Anyways, I was really missing this functionality on Windows, and so I busted out my trusty Lazarus IDE (who didn’t make apps back in the day with the old win32 Delphi?!) and figured out the various required Windows APIs to create this brand new super tiny but super effective app and website blocker:
As shown in the screenshot, it’s sitting at 5 MB of memory use. In the age of Electron apps, that’s really small.
When you activate focus mode, it’ll prevent your browser (Chrome, Brave, Firefox or Edge) from viewing any distracting website (you get to configure the list) by redirecting to a local web page with an inspiring quote, e.g.:
Concentration can be cultivated.

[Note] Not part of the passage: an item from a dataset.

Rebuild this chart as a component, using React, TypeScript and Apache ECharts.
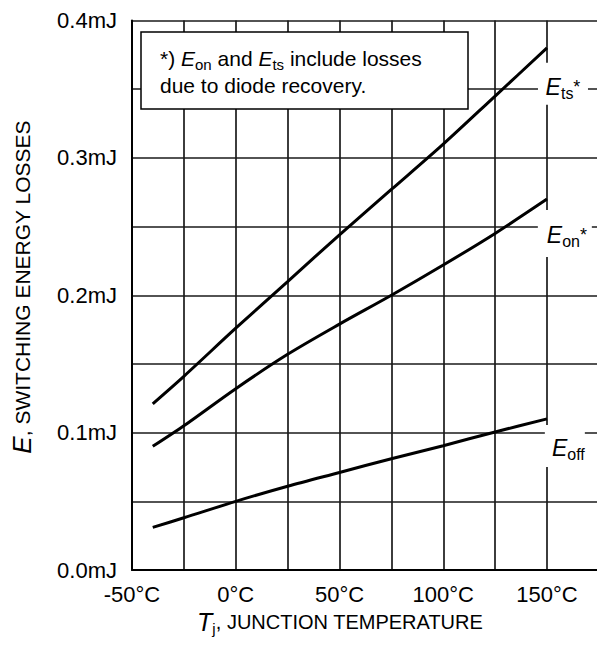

One can learn to exercise willpower, discipline one’s body and train one’s mind. – Anil Ambani
It will also terminate any distracting apps, and helpfully prevent you from starting them up during your focus session.
The convenient progress bar shows how far you are on your way to a 25 minute pomodoro, but that is purely for motivation, and not enforced.
The total focus blocks and hours at the top should also help to keep us motivated and… LAZAR FOCUSED!
So, because there are probably (hopefully?) at least two other people who’ll find this as useful as I do, and because shipping and selling software that you made yourself is awesome especially when it’s a hobby project, I have decided to try and sell Lazar Focus using something like gumroad.
Hopefully soon with a hobby hour or three I can finish the installer and the website, and then make the beta available at a reduced rate.
Because I prefer it for apps like this when I am the buyer, I have decided to make it available as a one-time purchase, no eval but money-back, with time-limited upgrades (probably a year?), but with your last licensed version obviously remaining fully functional until the end of The Windows API.
Art fun with Portrait AI
Ever since I spent a bit of time better curating my twitter subscriptions, getting rid of the vitriol and adding much more STEM (shout out to Eric Topol – you could install twitter just for him and you would be great), they often bring me shiny treasures.
Recently, it was portraitai.com which brought a great deal of mirth to my home as we made authentic looking portraits of each other. (We’re just a bunch of silly primates with amazing gadgets.)
It didn’t seem to work all that well on me however, until I started pulling funny faces:
With that, dear friends, I bid you kindness, happiness and health.